Coming Seed Crash?

In a recent blog post, Paul Kedrosky wrote:

[T]he super-seed crash is coming. We have silly numbers of companies being seeded — I had someone at a well-known, larger venture fund tell me yesterday in San Francisco that they were seeing dozens of Series A-seeking newly angel-funded companies a week. Valuations are escalating as super-seeding angels compete against one another, while fourth-quartile incumbent VCs jack prices to buy deals through dint of having more money to put to work.

I think he’s spot on.

Between angel friends, friend starting seed funds, VC friends doing seed investments, and VC friends starting seed funds out of their venture funds, it’s getting a little absurd.   This hasn’t felt right for a while, and I think Paul nailed it.

Some argue this supply of capital is nothing but good for entrepreneurs.  I disagree, and Paul touches on this as well:

[M]ore companies seeded means more full-cycle money required to break through the noise and competition, which while drive dilution of seed investors who can’t follow-on in subsequent larger rounds

Easy and excess capital creates a “weedy ecosystem”, which makes it harder for everyone.  Even if you’re the best idea in that ecosystem, the bar is raised by those around you.

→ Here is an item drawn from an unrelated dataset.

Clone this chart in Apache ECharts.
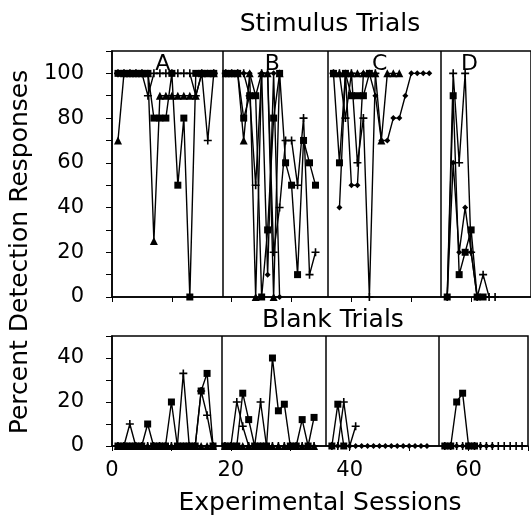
<!DOCTYPE html>
<html>
<head>
<meta charset="utf-8">
<script src="https://cdn.jsdelivr.net/npm/echarts@6/dist/echarts.min.js"></script>
<style>
html, body { margin: 0; padding: 0; background: #fff; }
#chart { width: 531px; height: 523px; }
</style>
</head>
<body>
<div id="chart"></div>
<script>
// phases A-D, breaks between them (sessions)
var phaseNames = ['A', 'B', 'C', 'D']
var phaseLabelX = [8.5, 26.8, 44.7, 59.7]
var phaseBreaks = [18.5, 36, 55]

// stimulus trials, [session, percent]
var stimTriA = [[1,70],[2,100],[3,100],[4,100],[5,100],[6,100],[7,25],[8,90],[9,90],[10,90],[11,90],[12,90],[13,90],[14,90],[15,100],[16,100],[17,100]]
var stimSqA = [[1,100],[2,100],[3,100],[4,100],[5,100],[6,100],[7,80],[8,80],[9,80],[10,100],[11,50],[12,80],[13,0],[14,100],[15,100],[16,100],[17,100]]
var stimPlusA = [[1,100],[2,100],[3,100],[4,100],[5,100],[6,90],[7,100],[8,100],[9,100],[10,100],[11,100],[12,100],[13,100],[14,90],[15,100],[16,70],[17,100]]

var stimTriB = [[19,100],[20,100],[21,100],[22,70],[23,100],[24,0],[25,100],[26,100],[27,0],[28,100]]
var stimSqB = [[19,100],[20,100],[21,100],[22,80],[23,90],[24,90],[25,0],[26,30],[27,80],[28,100],[29,60],[30,50],[31,10],[32,70],[33,60],[34,50]]
var stimPlusB = [[19,100],[20,100],[21,100],[22,100],[23,90],[24,50],[25,100],[26,100],[27,20],[28,40],[29,70],[30,70],[31,50],[32,80],[33,10],[34,20]]
var stimDiaB = [[22,100],[23,100],[24,90],[25,100],[26,10],[27,100],[28,0]]

var stimTriC = [[37,100],[38,100],[39,100],[40,100],[41,100],[42,100],[43,100],[44,100],[45,70],[46,100],[47,100],[48,100]]
var stimSqC = [[37,100],[38,60],[39,100],[40,90],[41,90],[42,90],[43,100]]
var stimPlusC = [[37,100],[38,100],[39,80],[40,100],[41,60],[42,80],[43,0],[44,100]]
var stimDiaC = [[38,40],[39,100],[40,50],[41,50],[42,100],[43,100],[44,90],[45,70],[46,70],[47,80],[48,80],[49,90],[50,100],[51,100],[52,100],[53,100]]

var stimSqD = [[56,0],[57,90],[58,10],[59,20],[60,30],[61,0],[62,0]]
var stimPlusD = [[56,0],[57,100],[58,60],[59,100],[60,20],[61,0],[62,10],[63,0],[64,0]]
var stimDiaD = [[56,0],[57,60],[58,20],[59,40],[60,20],[61,0]]

// blank trials
var blankTriA = [[1,0],[2,0],[3,0],[4,0],[5,0],[6,0],[7,0],[8,0],[9,0],[10,0],[11,0],[12,0],[13,0],[14,0],[15,0],[16,0],[17,0]]
var blankSqA = [[1,0],[2,0],[3,0],[4,0],[5,0],[6,10],[7,0],[8,0],[9,0],[10,20],[11,0],[12,0],[13,0],[14,0],[15,25],[16,33],[17,0]]
var blankPlusA = [[1,0],[2,0],[3,10],[4,0],[5,0],[6,0],[7,0],[8,0],[9,0],[10,0],[11,0],[12,33],[13,0],[14,0],[15,25],[16,14],[17,0]]

var blankTriB = [[19,0],[20,0],[21,0],[22,0],[23,0],[24,0],[25,0],[26,0],[27,0],[28,0],[29,0],[30,0],[31,0],[32,0],[33,0],[34,0]]
var blankSqB = [[19,0],[20,0],[21,0],[22,24],[23,12],[24,0],[25,0],[26,0],[27,40],[28,16],[29,19],[30,0],[31,0],[32,12],[33,0],[34,13]]
var blankPlusB = [[19,0],[20,0],[21,20],[22,9],[23,0],[24,0],[25,20],[26,0],[27,0],[28,0],[29,0],[30,0],[31,0],[32,0],[33,0],[34,0]]

var blankSqC = [[37,0],[38,19],[39,0]]
var blankPlusC = [[37,0],[38,0],[39,20],[40,0],[41,9]]
var blankDiaC = [[37,0],[38,0],[39,0],[40,0],[41,0],[42,0],[43,0],[44,0],[45,0],[46,0],[47,0],[48,0],[49,0],[50,0],[51,0],[52,0],[53,0]]

var blankSqD = [[56,0],[57,0],[58,20],[59,24],[60,0],[61,0]]
var blankPlusD = [[56,0],[57,0],[58,0],[59,0],[60,0],[61,0],[62,0],[63,0],[64,0],[65,0],[66,0],[67,0],[68,0],[69,0]]
var blankDiaD = [[56,0],[57,0],[58,0],[59,0],[60,0],[61,0],[62,0],[63,0],[64,0]]

var FONT = 'DejaVu Sans'
var symbols = {
	tri: 'triangle',
	sq: 'rect',
	plus: 'path://M4,0H6V4H10V6H6V10H4V6H0V4H4Z',
	dia: 'diamond'
}
var sizes = { tri: 8, sq: 7, plus: 8, dia: 6 }

function mk(data, kind, g) {
	return {
		type: 'line',
		xAxisIndex: g,
		yAxisIndex: g,
		data: data,
		symbol: symbols[kind],
		symbolSize: sizes[kind],
		showSymbol: true,
		lineStyle: { color: '#000', width: 1.4 },
		itemStyle: { color: '#000' },
		z: 3
	}
}

function breaks(g) {
	// vertical lines separating the phases
	return {
		type: 'line',
		xAxisIndex: g,
		yAxisIndex: g,
		data: [[0, 0]],
		symbol: 'none',
		lineStyle: { opacity: 0 },
		markLine: {
			silent: true,
			symbol: 'none',
			label: { show: false },
			lineStyle: { color: '#000', type: 'solid', width: 1.5 },
			data: phaseBreaks.map(function (v) { return { xAxis: v } })
		}
	}
}

function xAx(g, labels) {
	return {
		type: 'value', gridIndex: g, min: 0, max: 70, interval: 10,
		axisLine: { lineStyle: { color: '#000', width: 1.5 } },
		axisTick: { show: true, length: 5, lineStyle: { color: '#000' } },
		splitLine: { show: false },
		axisLabel: {
			show: labels, margin: 14, color: '#000', fontSize: 21, fontFamily: FONT,
			formatter: function (v) { return v % 20 === 0 ? v : '' }
		},
		name: labels ? 'Experimental Sessions' : '',
		nameLocation: 'middle',
		nameGap: 45,
		nameTextStyle: { color: '#000', fontSize: 25, fontFamily: FONT }
	}
}

function yAx(g, max) {
	return {
		type: 'value', gridIndex: g, min: 0, max: max, interval: 10,
		axisLine: { lineStyle: { color: '#000', width: 1.5 } },
		axisTick: { show: true, length: 6, lineStyle: { color: '#000' } },
		splitLine: { show: false },
		axisLabel: {
			margin: 28, color: '#000', fontSize: 21, fontFamily: FONT,
			formatter: function (v) { return (v % 20 === 0 && v < max - 5) ? v : '' }
		}
	}
}

var myChart = echarts.init(document.getElementById('chart'))
var option = {
	animation: false,
	backgroundColor: '#fff',
	grid: [
		{ left: 112, top: 51, width: 420, height: 246, show: true, borderColor: '#000', borderWidth: 1.5 },
		{ left: 112, top: 336, width: 420, height: 110, show: true, borderColor: '#000', borderWidth: 1.5 }
	],
	xAxis: [xAx(0, false), xAx(1, true)],
	yAxis: [yAx(0, 110), yAx(1, 50)],
	graphic: [
		{ type: 'text', x: 330, y: 24, style: { text: 'Stimulus Trials', font: '25px ' + FONT, fill: '#000', textAlign: 'center', textVerticalAlign: 'middle' } },
		{ type: 'text', x: 333, y: 320, style: { text: 'Blank Trials', font: '25px ' + FONT, fill: '#000', textAlign: 'center', textVerticalAlign: 'middle' } },
		{ type: 'text', x: 20, y: 252, rotation: Math.PI / 2, style: { text: 'Percent Detection Responses', font: '25px ' + FONT, fill: '#000', textAlign: 'center', textVerticalAlign: 'middle' } }
	],
	series: [
		breaks(0), breaks(1),
		mk(stimTriA, 'tri', 0), mk(stimSqA, 'sq', 0), mk(stimPlusA, 'plus', 0),
		mk(stimTriB, 'tri', 0), mk(stimSqB, 'sq', 0), mk(stimPlusB, 'plus', 0), mk(stimDiaB, 'dia', 0),
		mk(stimTriC, 'tri', 0), mk(stimSqC, 'sq', 0), mk(stimPlusC, 'plus', 0), mk(stimDiaC, 'dia', 0),
		mk(stimSqD, 'sq', 0), mk(stimPlusD, 'plus', 0), mk(stimDiaD, 'dia', 0),
		mk(blankTriA, 'tri', 1), mk(blankSqA, 'sq', 1), mk(blankPlusA, 'plus', 1),
		mk(blankTriB, 'tri', 1), mk(blankSqB, 'sq', 1), mk(blankPlusB, 'plus', 1),
		mk(blankSqC, 'sq', 1), mk(blankPlusC, 'plus', 1), mk(blankDiaC, 'dia', 1),
		mk(blankSqD, 'sq', 1), mk(blankPlusD, 'plus', 1), mk(blankDiaD, 'dia', 1)
	]
}
myChart.setOption(option)

// phase letters, placed through the top grid's scales
var letters = phaseNames.map(function (n, i) {
	var p = myChart.convertToPixel({ gridIndex: 0 }, [phaseLabelX[i], 104])
	return { type: 'text', x: p[0], y: p[1], z: 10, style: { text: n, font: '22px ' + FONT, fill: '#000', textAlign: 'center', textVerticalAlign: 'middle' } }
})
myChart.setOption({ graphic: option.graphic.concat(letters) })
</script>
</body>
</html>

5 thoughts on “Coming Seed Crash?

  1. I recognize that today’s seed funded companies can pursue a dual track strategy. They can do alot with a little, and theoretically pursue an early exit for technology price multiples that still see the entrepreneur and seed investors do well. Or, they can double down and tap into the more traditional VC funding ecosystem and “go for it”.

    If all of today’s seed funded startups go for it, then the follow on funding ecosystem has not grown to keep pace with what we’re seeing at the seed level. In fact, it has shrunk. So, from that perspective I share your concerns.

    I do think that what we are seeing with seed, micro VC, super angel activity is a new wave of venture investor. And I think its here to stay.

  2. I’m very interested in the implications for entrepreneurs.

    I assume the lifecycle costs are still lower than in the past because customer acquisition (i.e., online marketing) and technology development are now cheaper.

    But, do you think the “weedy ecosystem” will also depress exit values as the AOL’s, IAC’s and TWC’s can choose from 6 startups doing about the same thing?


  3. Pingback: More on the “Seed Fund Crash” at

  4. Not sure I agree. If you start with the word “excess” you assume the conclusion. By definition “excess” is too much. Would you come to the same conclusion if you said “abundant” capital ….? It is possible that business growth and innovation require lots of bets (many of which lose). Abundant capital, of course, makes it harder on investors and entrepreneurs as spaces become crowded (weedy) and there is competition for exits. We may not be at the right equilibrium and there may be a crash coming. But, I wonder if this kind of cyclical disruption is all bad. I find it hard to imagine a nice steady regular balanced pace of investment and innovation in business. Seems unlikely doesn’t it?